The FIA strongly rejects the view that traffic congestion and accidents are to be accounted as external costs. Congestion costs are internalised by the motorists who find themselves in the traffic jam. Congestion is not a negative effect that road users cause for society as a whole but a burden that motorist and road hauliers have to carry alone – many times due to insufficient investment in infrastructure. The money generated by motorists through taxes and charges simply is used for other purposes than road transport. Charging congestion costs would mean to punish road users additionally which is, in the FIA’s view, not justifiable.

Real-term costs of accidents are covered by insurance companies and thus are also internalised. Only air pollution, climate and noise costs can be regarded as external costs.

The FIA believes that it is very important to define the scope of the costs which are to be considered. In this respect contributions and subsidies to transport, for instance public transport, need to be accounted for as external costs. Unlike rail transport, the road infrastructure requires no public subsidies. If rail transport were required to pay for all infrastructure and external costs under the same criteria as are requested for road transport, rail transport would no longer be competitive at all. In the EU, considerable subsidies are paid to the railways and urban public transport in particular. Subsidies represent costs for the general public, who are not compensated for these by the recipients of the subsidies. They are not included in the market price and they are not incurred by those who generate them. Subsidies must therefore be added to the external costs. FIA calls for the European Commission to publish an assessment of infrastructure costs and revenues for all modes of transport in Europe to enable a complete discussion of transports economical balance sheet.

Costs of motoring already fully covered

Analyses on traffic costs but also cost-benefit analyses have been carried out in many European countries over the past years. In general, the level of cost coverage of road traffic has been assessed to be much higher than rail traffic, passenger car traffic higher than freight traffic.

The Commission explicitly takes account of the "polluter pays" principle laid down in Article 175(5) of the Treaty. The FIA calls on the Commission, however, to take account of all forms of internalisation of external costs which already exist, i.e. such as fuel taxes, road tolls and regulatory measures. All over Europe, motorists face high fiscal burdens already today. Since infrastructure expenditure is drastically below the revenues collected from specific motoring taxes and charges, motorists multiply pay their use of road infrastructure. Already today, the extra revenue generated from motorists’ fees and taxes more than cover road traffic externalities if those are calculated correctly. Thus, the real issue is that motoring taxes are levied with little or no focus on achieving environmental, social and consumer objectives, in particular, those which minimise the impact of cars on the environment, making roads safer for everyone, and building and maintaining road networks fit for the users who pay for them through motoring taxes.

Revenue allocation

Charges for external costs are fees (earmarked) and not taxes (for the general budget). According to the equivalence principle the revenues of charging have to be earmarked and re-invested in road transport. A cross-subsidisation between the modes as proposed by the European Commission should not take place. The goal is a funding system, in which the annual investments in road construction do not depend on political eventualities of the general budget. User tolls should be earmarked and can be fed into an independent motorway funding company.
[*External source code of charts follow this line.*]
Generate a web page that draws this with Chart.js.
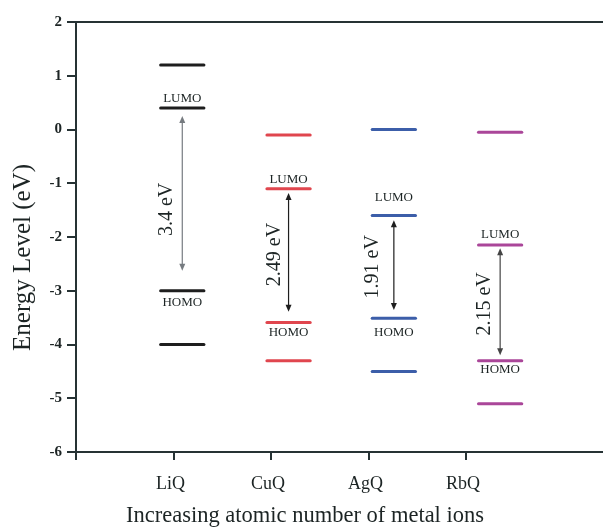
<!DOCTYPE html>
<html>
<head>
<meta charset="utf-8">
<script src="https://cdn.jsdelivr.net/npm/chart.js@4"></script>
<style>
  html, body { margin: 0; padding: 0; background: #fff; }
  #wrap { width: 603px; height: 529px; }
</style>
</head>
<body>
<div id="wrap"><canvas id="levelChart"></canvas></div>
<script>
// compounds and where their level bars sit on the x scale
const compounds = ['LiQ', 'CuQ', 'AgQ', 'RbQ'];
const compoundTicks = [1, 2, 3, 4];
const levelCenters = [1.09, 2.18, 3.26, 4.35];

// energy levels in eV
const upperLevels = [1.2, -0.1, 0.0, -0.05];
const lumoLevels = [0.4, -1.1, -1.6, -2.15];
const homoLevels = [-3.0, -3.59, -3.51, -4.3];
const lowerLevels = [-4.0, -4.3, -4.5, -5.1];

// gap arrows (eV) and their labels
const arrowTops = [0.25, -1.18, -1.69, -2.21];
const arrowBottoms = [-2.63, -3.39, -3.36, -4.2];
const gapLabels = ['3.4 eV', '2.49 eV', '1.91 eV', '2.15 eV'];

const levelColors = ['#1e1e1e', '#e0464e', '#3c5ea9', '#aa4699'];
const arrowColors = ['#767b80', '#1e1e1e', '#1e1e1e', '#444444'];
const axisColor = '#263234';
const textColor = '#1c2424';
const serif = '"Liberation Serif", "Times New Roman", serif';
const halfWidth = 0.222;

Chart.defaults.font.family = serif;
Chart.defaults.color = textColor;

const datasets = [];
compounds.forEach((name, i) => {
    [upperLevels, lumoLevels, homoLevels, lowerLevels].forEach(levels => {
        datasets.push({
            label: name,
            data: [
                { x: levelCenters[i] - halfWidth, y: levels[i] },
                { x: levelCenters[i] + halfWidth, y: levels[i] }
            ],
            borderColor: levelColors[i],
            borderWidth: 3,
            borderCapStyle: 'round',
            pointRadius: 0,
            fill: false
        });
    });
});

// arrows, LUMO/HOMO tags, gap values and axis titles
const annotations = {
    id: 'annotations',
    afterDatasetsDraw(chart) {
        const { ctx, scales: { x, y } } = chart;
        const lumoShift = [-9, -9, -17.5, -10];
        const homoShift = [11.5, 10.5, 14.5, 9];
        const gapShiftX = [-15.5, -14, -21.5, -15];
        const gapShiftY = [10, -1, 0, 1];
        ctx.save();
        compounds.forEach((name, i) => {
            const px = x.getPixelForValue(levelCenters[i]);
            const top = y.getPixelForValue(arrowTops[i]);
            const bot = y.getPixelForValue(arrowBottoms[i]);

            ctx.strokeStyle = arrowColors[i];
            ctx.fillStyle = arrowColors[i];
            ctx.lineWidth = 1.2;
            ctx.beginPath();
            ctx.moveTo(px, top + 5);
            ctx.lineTo(px, bot - 5);
            ctx.stroke();
            ctx.beginPath();
            ctx.moveTo(px, top);
            ctx.lineTo(px - 3, top + 7);
            ctx.lineTo(px + 3, top + 7);
            ctx.closePath();
            ctx.fill();
            ctx.beginPath();
            ctx.moveTo(px, bot);
            ctx.lineTo(px - 3, bot - 7);
            ctx.lineTo(px + 3, bot - 7);
            ctx.closePath();
            ctx.fill();

            ctx.fillStyle = textColor;
            ctx.textAlign = 'center';
            ctx.textBaseline = 'middle';
            ctx.font = '13px ' + serif;
            ctx.fillText('LUMO', px, y.getPixelForValue(lumoLevels[i]) + lumoShift[i]);
            ctx.fillText('HOMO', px, y.getPixelForValue(homoLevels[i]) + homoShift[i]);

            const mid = (y.getPixelForValue(lumoLevels[i]) + y.getPixelForValue(homoLevels[i])) / 2;
            ctx.save();
            ctx.translate(px + gapShiftX[i], mid + gapShiftY[i]);
            ctx.rotate(-Math.PI / 2);
            ctx.font = '20px ' + serif;
            ctx.fillText(gapLabels[i], 0, 0);
            ctx.restore();
        });

        ctx.fillStyle = textColor;
        ctx.textAlign = 'center';
        ctx.textBaseline = 'middle';
        ctx.font = '22.5px ' + serif;
        ctx.fillText('Increasing atomic number of metal ions', 305, 516);

        ctx.save();
        ctx.translate(23, 257.5);
        ctx.rotate(-Math.PI / 2);
        ctx.font = '25px ' + serif;
        ctx.fillText('Energy Level (eV)', 0, 0);
        ctx.restore();
        ctx.restore();
    }
};

new Chart(document.getElementById('levelChart'), {
    type: 'line',
    data: { datasets: datasets },
    options: {
        responsive: true,
        maintainAspectRatio: false,
        animation: false,
        layout: { padding: { top: 22, right: 0, bottom: 0, left: 0 } },
        plugins: {
            legend: { display: false },
            tooltip: { enabled: false }
        },
        scales: {
            x: {
                type: 'linear',
                min: 0,
                max: 5.405,
                afterBuildTicks: scale => {
                    scale.ticks = [0, ...compoundTicks].map(v => ({ value: v }));
                },
                afterFit: scale => { scale.height = 77; },
                ticks: {
                    autoSkip: false,
                    maxRotation: 0,
                    padding: 13,
                    labelOffset: -3,
                    color: textColor,
                    font: { size: 18 },
                    callback: value => compounds[compoundTicks.indexOf(value)] || ''
                },
                grid: {
                    drawOnChartArea: false,
                    drawTicks: true,
                    tickLength: 8,
                    color: axisColor,
                    lineWidth: 2
                },
                border: { display: true, color: axisColor, width: 2 }
            },
            xTop: {
                type: 'linear',
                position: 'top',
                min: 0,
                max: 1,
                afterFit: scale => { scale.height = 0; },
                ticks: { display: false },
                grid: { display: false },
                border: { display: true, color: axisColor, width: 2 }
            },
            y: {
                min: -6,
                max: 2,
                afterFit: scale => { scale.width = 76; },
                ticks: {
                    stepSize: 1,
                    padding: 5,
                    color: textColor,
                    font: { size: 15, weight: 'bold' }
                },
                grid: {
                    drawOnChartArea: false,
                    drawTicks: true,
                    tickLength: 9,
                    color: axisColor,
                    lineWidth: 2
                },
                border: { display: true, color: axisColor, width: 2 }
            }
        }
    },
    plugins: [annotations]
});
</script>
</body>
</html>
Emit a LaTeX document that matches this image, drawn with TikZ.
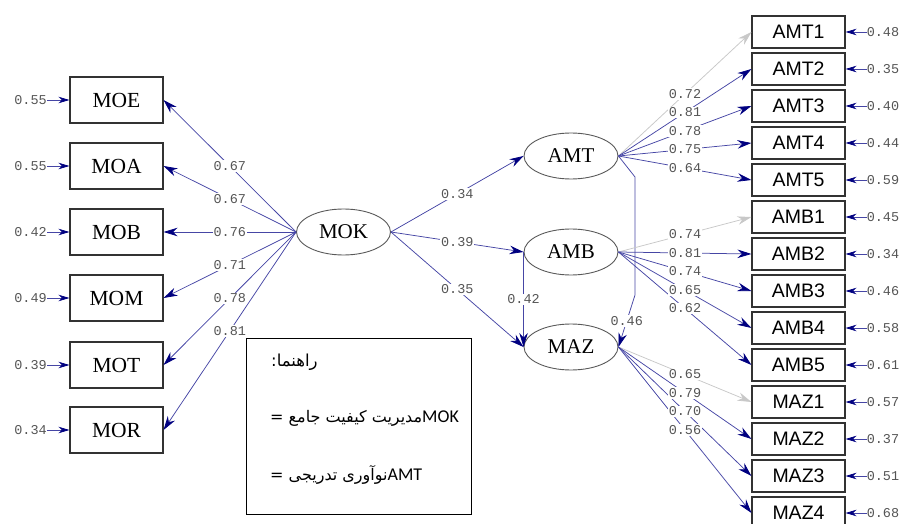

About the Fédération Internationale de l’Automobile

The Eurocouncil of the Fédération Internationale de l’Automobile (FIA), the leading motoring and touring organisation, represents via its 71 national motoring and touring organisations in 47 European countries, 34 million European motorists. Europe’s motoring and touring organisations have as their highest priority to put their members’ interests at the centre of Europe’s sustainable mobility policy in order to make mobility more sustainable, i.e. more reliable, cleaner and safer while keeping it affordable for all.

The FIA and its member motoring and touring organisations have since their foundation been strongly committed to improving mobility by proposing constructive solutions to the benefit of consumers:

  • In the field of road safety, the FIA and its member clubs have initiated programmes informing car drivers which car to buy (Euro NCAP) and which roads and tunnels are the safest (EuroRAP, EuroTAP).
  • On emissions, the FIA and its member clubs have developed a programme (EcoTest) to measure vehicle emissions and inform consumers.
  • FIA member clubs work together with national and local authorities to enhance traffic fluidity through varied measures including upgrading infrastructure, improving traffic management and proposing alternatives to car mobility. In order to lower the negative effects of congestion, the traffic needs to be better managed, more alternatives to the car are needed (e.g. park & ride) and in some places more and better infrastructure must be built. Such measures help to increase the efficiency of the transport system.

The FIA Eurocouncil has expressed itself on many occasions on the issue of the internalisation of external costs of transport, generally related to the recasts of the Eurovignette Directive in 2006 and in 2007. The FIA Eurocouncil will continue to do so to ensure that the concerns of mobile citizens and consumers are taken into consideration.



1  European Commission, Communication from the Commission to the European Parliament and the Council - Greening Transport, COM(2008) 433/3, Brussels, July 2008.
 2 European Commission, Communication from the Commission - Strategy for the internalisation of external costs, COM(2008)435, Brussels, July 2008.
 3 European Commission, Proposal for a Directive of the European Parliament and of the Council amending Directive 1999/62/EC on the charging of heavy goods vehicles for the use of certain infrastructures, COM(2008) 436, Brussels, July 2008.
 4 CE Delft, Handbook on estimation of external cost in the transport sector, Delft, December 2007.
 5 Baum, H., Geißler, T., Schneider J., Bühne J.-A., External Costs in the Transport Sector – A Critical Review of the EC Internalisation Policy, Institute for Transport Economics at the University of Cologne, May 2008.